-- Begin Stored rows --
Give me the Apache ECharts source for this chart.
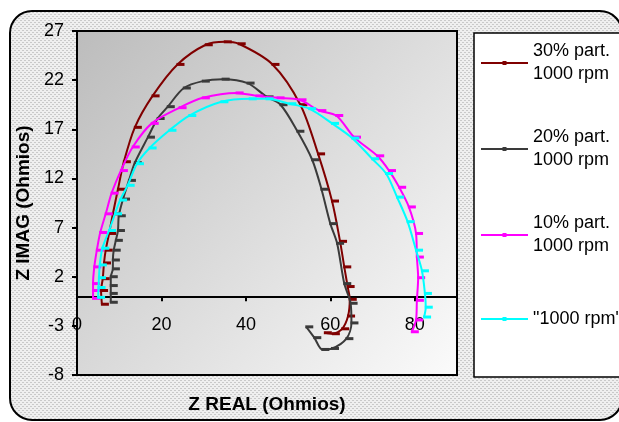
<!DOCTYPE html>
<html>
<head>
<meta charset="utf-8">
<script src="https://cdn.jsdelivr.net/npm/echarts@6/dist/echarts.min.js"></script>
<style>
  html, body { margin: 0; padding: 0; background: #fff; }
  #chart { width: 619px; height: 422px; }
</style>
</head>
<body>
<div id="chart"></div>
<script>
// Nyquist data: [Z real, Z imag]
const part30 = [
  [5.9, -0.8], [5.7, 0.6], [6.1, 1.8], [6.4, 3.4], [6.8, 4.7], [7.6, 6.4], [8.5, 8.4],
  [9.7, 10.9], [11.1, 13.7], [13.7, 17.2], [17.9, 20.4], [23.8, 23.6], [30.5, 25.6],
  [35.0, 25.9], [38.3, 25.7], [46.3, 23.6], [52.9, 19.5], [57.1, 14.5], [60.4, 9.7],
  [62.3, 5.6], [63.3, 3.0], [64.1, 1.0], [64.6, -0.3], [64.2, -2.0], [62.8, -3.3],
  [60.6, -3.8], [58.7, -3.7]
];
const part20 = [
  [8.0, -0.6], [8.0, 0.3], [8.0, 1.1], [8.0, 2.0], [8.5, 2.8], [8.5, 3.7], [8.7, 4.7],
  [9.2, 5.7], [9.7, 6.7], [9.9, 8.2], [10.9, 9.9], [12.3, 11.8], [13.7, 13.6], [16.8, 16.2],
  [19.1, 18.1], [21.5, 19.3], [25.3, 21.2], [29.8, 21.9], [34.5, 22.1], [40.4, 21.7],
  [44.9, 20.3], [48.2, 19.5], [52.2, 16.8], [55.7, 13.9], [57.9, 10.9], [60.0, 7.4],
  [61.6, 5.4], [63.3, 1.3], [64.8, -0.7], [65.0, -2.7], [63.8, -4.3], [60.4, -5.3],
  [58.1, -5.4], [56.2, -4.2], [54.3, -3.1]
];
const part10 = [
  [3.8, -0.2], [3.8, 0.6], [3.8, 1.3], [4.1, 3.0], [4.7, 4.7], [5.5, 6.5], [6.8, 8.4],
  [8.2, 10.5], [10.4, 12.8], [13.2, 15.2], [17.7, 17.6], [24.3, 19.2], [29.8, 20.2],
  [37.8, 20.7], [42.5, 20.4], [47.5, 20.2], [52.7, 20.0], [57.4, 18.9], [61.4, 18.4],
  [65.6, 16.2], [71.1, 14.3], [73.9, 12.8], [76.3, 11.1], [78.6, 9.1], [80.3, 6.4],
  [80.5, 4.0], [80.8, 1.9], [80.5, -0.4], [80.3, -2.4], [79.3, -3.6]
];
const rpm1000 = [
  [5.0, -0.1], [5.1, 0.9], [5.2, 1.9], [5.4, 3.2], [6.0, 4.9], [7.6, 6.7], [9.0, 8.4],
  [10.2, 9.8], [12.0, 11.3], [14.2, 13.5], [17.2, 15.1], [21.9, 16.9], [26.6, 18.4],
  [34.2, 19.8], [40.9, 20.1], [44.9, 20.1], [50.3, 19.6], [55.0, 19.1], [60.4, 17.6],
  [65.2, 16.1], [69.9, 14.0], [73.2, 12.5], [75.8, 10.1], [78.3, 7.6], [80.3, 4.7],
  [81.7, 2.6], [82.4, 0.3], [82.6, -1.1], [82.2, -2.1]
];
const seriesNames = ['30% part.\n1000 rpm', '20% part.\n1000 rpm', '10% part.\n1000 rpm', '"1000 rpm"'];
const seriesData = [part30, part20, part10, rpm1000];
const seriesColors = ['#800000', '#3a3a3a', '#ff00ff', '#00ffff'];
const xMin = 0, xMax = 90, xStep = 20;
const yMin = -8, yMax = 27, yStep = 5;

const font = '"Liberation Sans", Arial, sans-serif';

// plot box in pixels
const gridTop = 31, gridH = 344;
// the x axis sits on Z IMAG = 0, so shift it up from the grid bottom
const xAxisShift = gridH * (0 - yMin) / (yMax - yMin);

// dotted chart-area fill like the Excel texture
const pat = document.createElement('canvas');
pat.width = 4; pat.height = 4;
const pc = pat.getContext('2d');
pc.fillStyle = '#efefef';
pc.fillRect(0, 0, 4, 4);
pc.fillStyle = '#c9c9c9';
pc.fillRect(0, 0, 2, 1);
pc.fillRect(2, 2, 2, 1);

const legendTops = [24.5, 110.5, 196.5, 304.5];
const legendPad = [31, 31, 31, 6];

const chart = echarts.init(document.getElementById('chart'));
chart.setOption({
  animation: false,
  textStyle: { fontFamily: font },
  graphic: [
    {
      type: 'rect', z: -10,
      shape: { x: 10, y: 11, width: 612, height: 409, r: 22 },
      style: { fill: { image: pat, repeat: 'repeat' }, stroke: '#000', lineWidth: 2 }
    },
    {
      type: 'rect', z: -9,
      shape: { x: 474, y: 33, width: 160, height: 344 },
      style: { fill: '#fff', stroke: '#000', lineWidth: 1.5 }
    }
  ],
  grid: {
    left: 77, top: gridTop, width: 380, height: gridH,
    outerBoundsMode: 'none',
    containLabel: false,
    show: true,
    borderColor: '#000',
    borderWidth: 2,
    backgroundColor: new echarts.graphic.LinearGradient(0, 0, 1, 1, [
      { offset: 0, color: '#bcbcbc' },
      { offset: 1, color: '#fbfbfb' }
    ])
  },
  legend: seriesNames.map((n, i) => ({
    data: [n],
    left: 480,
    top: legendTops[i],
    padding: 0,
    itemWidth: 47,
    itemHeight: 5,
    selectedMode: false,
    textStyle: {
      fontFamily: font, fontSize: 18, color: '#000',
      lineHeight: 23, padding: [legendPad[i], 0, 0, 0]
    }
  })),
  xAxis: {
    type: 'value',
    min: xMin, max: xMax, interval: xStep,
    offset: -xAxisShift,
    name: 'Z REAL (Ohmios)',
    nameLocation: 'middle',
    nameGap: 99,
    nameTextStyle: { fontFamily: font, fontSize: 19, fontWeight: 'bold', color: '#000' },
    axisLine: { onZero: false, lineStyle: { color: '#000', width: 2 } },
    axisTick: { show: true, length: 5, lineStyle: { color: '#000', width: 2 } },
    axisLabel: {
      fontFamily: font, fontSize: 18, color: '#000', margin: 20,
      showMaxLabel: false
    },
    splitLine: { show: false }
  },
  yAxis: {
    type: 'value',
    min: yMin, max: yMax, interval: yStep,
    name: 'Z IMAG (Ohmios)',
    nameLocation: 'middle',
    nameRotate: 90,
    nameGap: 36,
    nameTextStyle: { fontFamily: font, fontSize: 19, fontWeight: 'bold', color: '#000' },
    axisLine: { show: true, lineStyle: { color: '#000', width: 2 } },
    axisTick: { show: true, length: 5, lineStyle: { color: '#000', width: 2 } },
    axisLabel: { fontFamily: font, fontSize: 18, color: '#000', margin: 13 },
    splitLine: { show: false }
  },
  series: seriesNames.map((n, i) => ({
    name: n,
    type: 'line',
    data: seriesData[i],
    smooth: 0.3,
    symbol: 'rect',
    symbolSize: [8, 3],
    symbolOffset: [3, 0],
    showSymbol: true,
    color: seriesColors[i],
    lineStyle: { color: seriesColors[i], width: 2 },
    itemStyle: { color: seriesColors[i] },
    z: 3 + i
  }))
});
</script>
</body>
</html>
-- End Stored rows --
-- Begin Stored rows --
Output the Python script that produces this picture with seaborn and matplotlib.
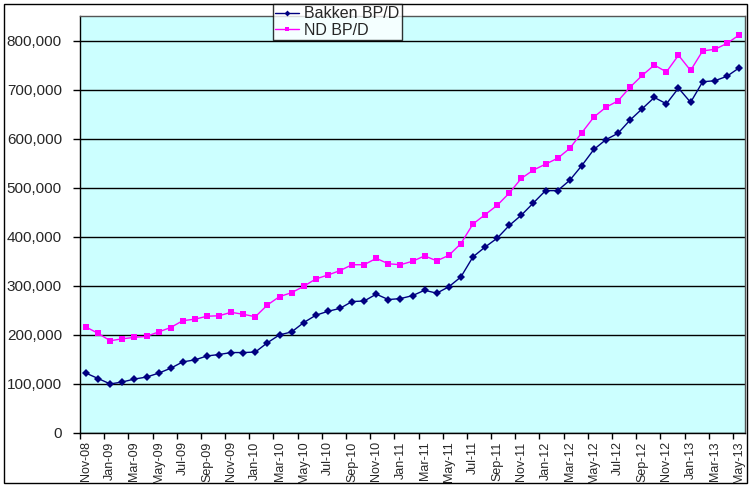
-- End Stored rows --
What to do:
Within the records, how many lines include "picture"? The answer is the number and nothing else.

Output:
1